Based at Truk, the I-185 stood out for Rabaul and duty as a supply and troop transport ship but engine problems forced her return to Truk where she was under repair for two days. Finally reaching the Japanese base in February, she made one troop transport run to Green Island before an onboard fire in her battery compartment sent her back to Truk for a period alongside a Sub Tender for 5 days while the onboard damage was repaired. Standing out of Turk on her second War Patrol on March 22nd, a breakdown in her gyrocompass aborted her second voyage after one day and she was soon steaming for Japan for full repairs.

Spending two months at Yokosuka under refit the troubled I-185 departed Kure on June 11th on her third War Patrol with a deck load of supply drums bound for Wewak New Guinea lashed to her decks. The hard-luck sub was soon being battered by heavy seas and quickly lost her topside cargo, rendering her mission moot and prompting her redirection to the waters off the Marianas where she took up station some 300 miles East of Saipan on June 16th, the day after American forces Invaded the island.

In the second-to-Northernmost picket station of five submarines in a North-South line, the I-185 and her crew patrolled for any evidence of American ships in their area for six days before the sonar operator picked up sounds of numerous inbound ships approaching their position. Recon from periscope depth confirmed numerous inbound American troopships heading for Saipan under heavy escort and the I-185 hastily moved into position to make an attack. As the American ships drew closer the I-185 remained in deep water, hoping to elude detection by the escort ships long enough to rise to firing depth and attack the heavily laden troop transports, however she was soon being actively 'pinged' by the USS Newcomb (DD-586), an American Destroyer serving as the Flagship of the screen force built around the convoy.

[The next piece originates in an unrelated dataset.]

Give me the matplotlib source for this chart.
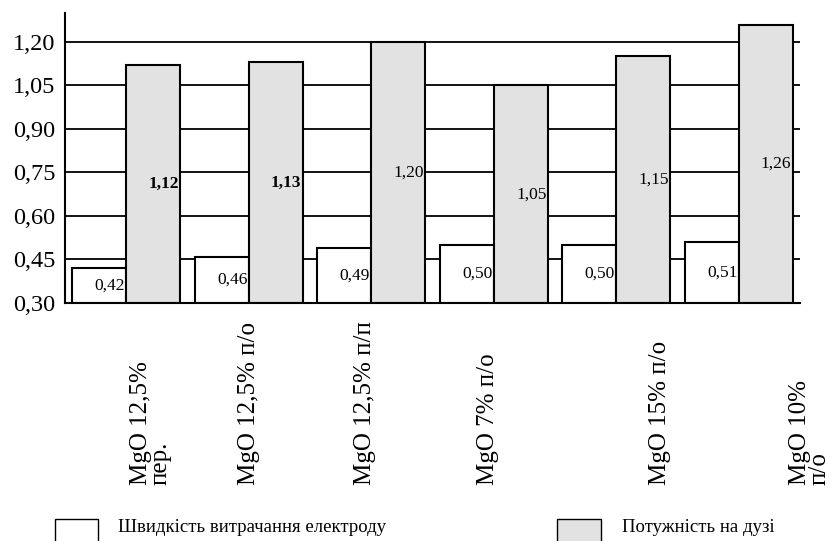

Running silent and heading for deep water to shake the attention of the surface ships, the I-185 was downbound when the first depth charges from the USS Newcomb and the WWI-era Destroyer-turned Minesweeper USS Chandler (DMS-9) hit the water. With the two American ships combining their sonar systems to precisely echolocate the still-diving I-185, the rain of depth charges from above became increasingly accurate and within half an hour of the first charge hitting the water a large debris filled oil slick reached the surface, indicating the loss of HIJMS I-185 at this location with all 95 of her crew on June 22nd, 1944.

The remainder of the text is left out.